Quando la vita era davvero dura, il suicidio costituiva l’ultima opzione: in un mondo fatto di guerre, fame, carestie, rivoluzioni, epidemie, a tutto si pensava tranne che a lasciare questa terra per scelta propria, tale era il rischio di perire per un milione di altri fattori.

Poi però, quando il progresso – quantomeno dei Paesi occidentali più benestanti – ha offerto ai giovani pace e prosperità, è subentrata la noia e l’iconoclastia dei valori più profondi: droga, alcool, sballo, finte guerra fra bande o ultras, sassi dai cavalcavia, auto-distruzione nelle più svariate forme.

Da ultima è arrivata la ‘rete’ internet, i cellulari, i social, strumenti innocui e addirittura benefici se utilizzati con profitto, letali se messi al servizio del Male con la ‘m’ maiuscola.

La Blue Wave, quella strana balenottera blu che si presentava come un gioco iniziatico e poi ti conduceva alla morte, è cosa vera ed è costata la vita a più persone.

Ma il web è multiforme, è subdolo e impalpabile.

Ieri era una balena, oggi muta come Lord Voldemort prendendo possesso di incoscienti ragazzini che non si rendono conto come gli insulti corali, ripetuti, mirati, distruggano una persona fino a farla scegliere di morire.

O forse se ne rendono conto e quasi godono a spingerla oltre il parapetto.

Ben venga dunque la doverosa ricostruzione della verità che ha portato Alessandro a buttarsi dal balcone di casa sua; ben venga l’iscrizione nel registro degli indagati dei ragazzi autori di quelle vergognose frasi di istigazione verso l’abisso.
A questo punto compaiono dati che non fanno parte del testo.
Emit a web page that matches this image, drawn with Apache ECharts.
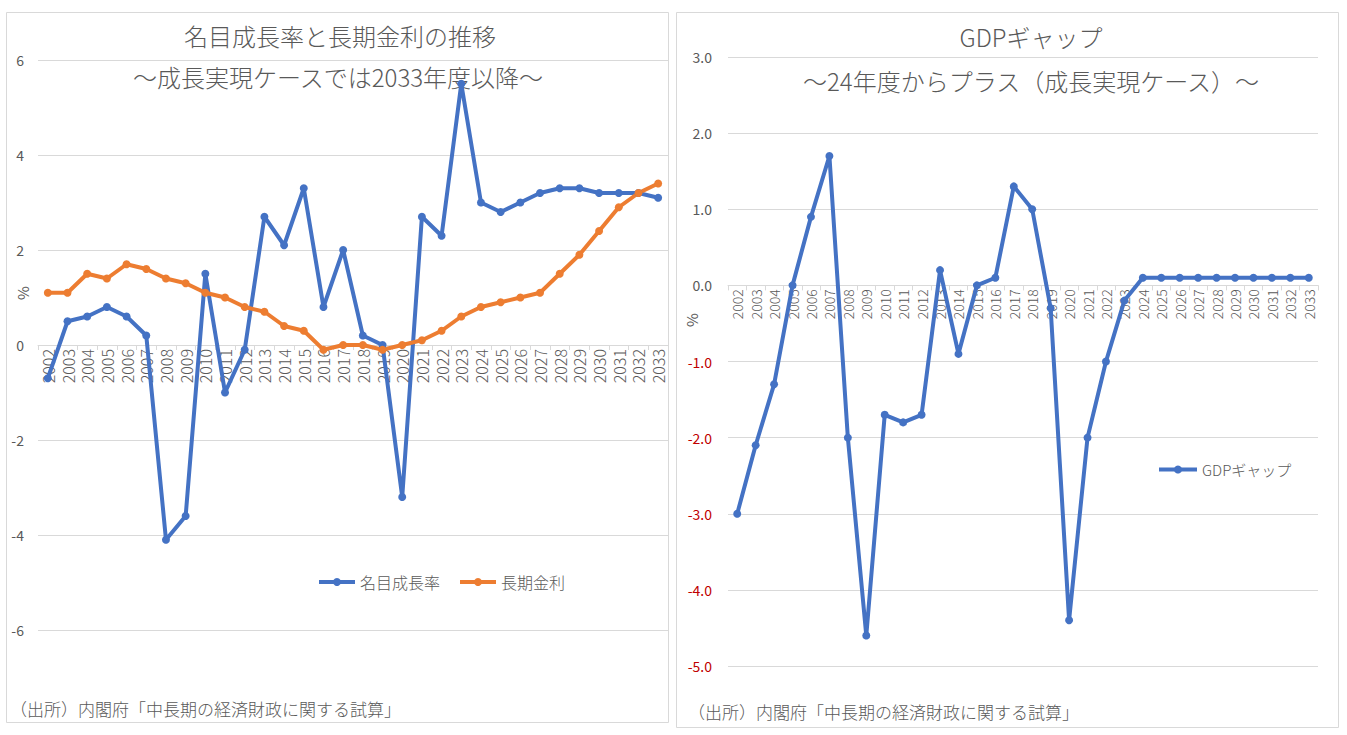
<!DOCTYPE html>
<html>
<head>
<meta charset="utf-8">
<script src="https://cdn.jsdelivr.net/npm/echarts@6/dist/echarts.min.js"></script>
<style>
html, body { margin: 0; padding: 0; background: #ffffff; }
#chart { width: 1347px; height: 735px; }
</style>
</head>
<body>
<div id="chart"></div>
<script>
// 年度
const years = ['2002', '2003', '2004', '2005', '2006', '2007', '2008', '2009', '2010', '2011',
  '2012', '2013', '2014', '2015', '2016', '2017', '2018', '2019', '2020', '2021',
  '2022', '2023', '2024', '2025', '2026', '2027', '2028', '2029', '2030', '2031',
  '2032', '2033'];

// 名目成長率 (%)
const nominalGrowth = [-0.7, 0.5, 0.6, 0.8, 0.6, 0.2, -4.1, -3.6, 1.5, -1.0,
  -0.1, 2.7, 2.1, 3.3, 0.8, 2.0, 0.2, 0.0, -3.2, 2.7,
  2.3, 5.5, 3.0, 2.8, 3.0, 3.2, 3.3, 3.3, 3.2, 3.2,
  3.2, 3.1];

// 長期金利 (%)
const longRate = [1.1, 1.1, 1.5, 1.4, 1.7, 1.6, 1.4, 1.3, 1.1, 1.0,
  0.8, 0.7, 0.4, 0.3, -0.1, 0.0, 0.0, -0.1, 0.0, 0.1,
  0.3, 0.6, 0.8, 0.9, 1.0, 1.1, 1.5, 1.9, 2.4, 2.9,
  3.2, 3.4];

// GDPギャップ (%)
const gdpGap = [-3.0, -2.1, -1.3, 0.0, 0.9, 1.7, -2.0, -4.6, -1.7, -1.8,
  -1.7, 0.2, -0.9, 0.0, 0.1, 1.3, 1.0, -0.3, -4.4, -2.0,
  -1.0, -0.2, 0.1, 0.1, 0.1, 0.1, 0.1, 0.1, 0.1, 0.1,
  0.1, 0.1];

const FONT = '"Noto Sans CJK JP", "Noto Sans", sans-serif';
const GRAY = '#595959';
const BLUE = '#4472C4';
const ORANGE = '#ED7D31';

let myChart = echarts.init(document.getElementById('chart'), null, { renderer: 'svg' });

function lineSeries(name, data, color, idx) {
  return {
    name: name,
    type: 'line',
    xAxisIndex: idx,
    yAxisIndex: idx,
    data: data,
    symbol: 'circle',
    symbolSize: 8,
    lineStyle: { width: 4, color: color },
    itemStyle: { color: color },
    animation: false
  };
}

function catAxis(idx, size) {
  return {
    type: 'category',
    gridIndex: idx,
    data: years,
    boundaryGap: true,
    offset: 0,
    axisLine: { onZero: false, lineStyle: { color: '#D9D9D9' } },
    axisTick: { show: true, length: 5, lineStyle: { color: '#D9D9D9' } },
    axisLabel: { rotate: 90, interval: 0, color: GRAY, fontSize: size, fontWeight: 300, margin: 4, fontFamily: FONT }
  };
}

const option = {
  backgroundColor: '#ffffff',
  textStyle: { fontFamily: FONT },
  graphic: [
    // パネル枠
    { type: 'rect', shape: { x: 6.5, y: 12.5, width: 662, height: 710 }, style: { fill: 'none', stroke: '#D9D9D9', lineWidth: 1 }, z: -1 },
    { type: 'rect', shape: { x: 676.5, y: 12.5, width: 662, height: 715 }, style: { fill: 'none', stroke: '#D9D9D9', lineWidth: 1 }, z: -1 },
    // タイトル
    { type: 'text', x: 340, y: 35, style: { text: '名目成長率と長期金利の推移', fill: GRAY, font: '300 24px ' + FONT, textAlign: 'center', textVerticalAlign: 'middle' } },
    { type: 'text', x: 338, y: 76, style: { text: '～成長実現ケースでは2033年度以降～', fill: GRAY, font: '300 24px ' + FONT, textAlign: 'center', textVerticalAlign: 'middle' } },
    { type: 'text', x: 1031, y: 36, style: { text: 'GDPギャップ', fill: GRAY, font: '300 24px ' + FONT, textAlign: 'center', textVerticalAlign: 'middle' } },
    { type: 'text', x: 1031, y: 80, style: { text: '～24年度からプラス（成長実現ケース）～', fill: GRAY, font: '300 24px ' + FONT, textAlign: 'center', textVerticalAlign: 'middle' } },
    // 軸名 %
    { type: 'text', x: 22, y: 293, rotation: Math.PI / 2, style: { text: '%', fill: GRAY, font: '15px ' + FONT, textAlign: 'center', textVerticalAlign: 'middle' } },
    { type: 'text', x: 691, y: 320, rotation: Math.PI / 2, style: { text: '%', fill: GRAY, font: '15px ' + FONT, textAlign: 'center', textVerticalAlign: 'middle' } },
    // 出所
    { type: 'text', x: 10, y: 708, style: { text: '（出所）内閣府「中長期の経済財政に関する試算」', fill: GRAY, font: '300 17px ' + FONT, textAlign: 'left', textVerticalAlign: 'middle' } },
    { type: 'text', x: 688, y: 711, style: { text: '（出所）内閣府「中長期の経済財政に関する試算」', fill: GRAY, font: '300 17px ' + FONT, textAlign: 'left', textVerticalAlign: 'middle' } }
  ],
  legend: [
    {
      data: ['名目成長率', '長期金利'],
      left: 312,
      top: 569,
      itemWidth: 36,
      itemHeight: 10,
      itemGap: 18,
      lineStyle: { width: 4 },
      textStyle: { color: GRAY, fontSize: 16, fontWeight: 300, fontFamily: FONT }
    },
    {
      data: ['GDPギャップ'],
      left: 1152,
      top: 457,
      itemWidth: 38,
      itemHeight: 10,
      lineStyle: { width: 4 },
      textStyle: { color: GRAY, fontSize: 15, fontWeight: 300, fontFamily: FONT }
    }
  ],
  grid: [
    { left: 38, right: 679, top: 60, bottom: 105 },
    { left: 728, right: 29, top: 57, bottom: 69 }
  ],
  xAxis: [catAxis(0, 16), catAxis(1, 14)],
  yAxis: [
    {
      type: 'value',
      gridIndex: 0,
      min: -6,
      max: 6,
      interval: 2,
      axisLine: { show: false },
      axisTick: { show: false },
      splitLine: { lineStyle: { color: '#D9D9D9' } },
      axisLabel: { color: GRAY, fontSize: 14, margin: 14, fontFamily: FONT }
    },
    {
      type: 'value',
      gridIndex: 1,
      min: -5,
      max: 3,
      interval: 1,
      axisLine: { show: false },
      axisTick: { show: false },
      splitLine: { lineStyle: { color: '#D9D9D9' } },
      axisLabel: {
        fontSize: 14,
        margin: 16,
        fontFamily: FONT,
        formatter: function (v) { return v.toFixed(1); },
        color: function (v) { return Number(v) < 0 ? '#C00000' : GRAY; }
      }
    }
  ],
  series: [
    lineSeries('名目成長率', nominalGrowth, BLUE, 0),
    lineSeries('長期金利', longRate, ORANGE, 0),
    lineSeries('GDPギャップ', gdpGap, BLUE, 1)
  ]
};

myChart.setOption(option);

// x軸を0の位置へ移動（Excel風）
const zero0 = myChart.convertToPixel({ yAxisIndex: 0 }, 0);
const min0 = myChart.convertToPixel({ yAxisIndex: 0 }, -6);
const zero1 = myChart.convertToPixel({ yAxisIndex: 1 }, 0);
const min1 = myChart.convertToPixel({ yAxisIndex: 1 }, -5);
myChart.setOption({
  xAxis: [{ offset: zero0 - min0 }, { offset: zero1 - min1 }]
});
</script>
</body>
</html>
Alessandro era un ragazzo gioioso, prestante, simpatico, il più bravo a scuola, piaceva alle ragazze. Era amico di tutti, perfettamente integrato. Ed era molto sensibile” racconta chi lo conosceva.
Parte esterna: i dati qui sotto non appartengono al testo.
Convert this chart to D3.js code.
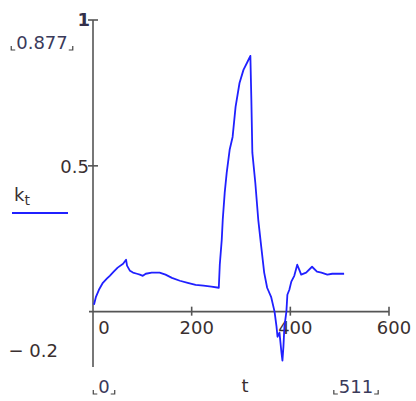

Ed è forse per questo che Alessandro è diventato la vittima sacrificale che lo ha condotto verso una china irreversibile dove la vita non era più degna di essere vissuta.

E come disse Arthur Schopenhauer: “Anche l’uomo più sano e più sereno può risolversi per il suicidio, quando l’enormità dei dolori e della sventura che si avanza inevitabile sopraffà il terrore della morte.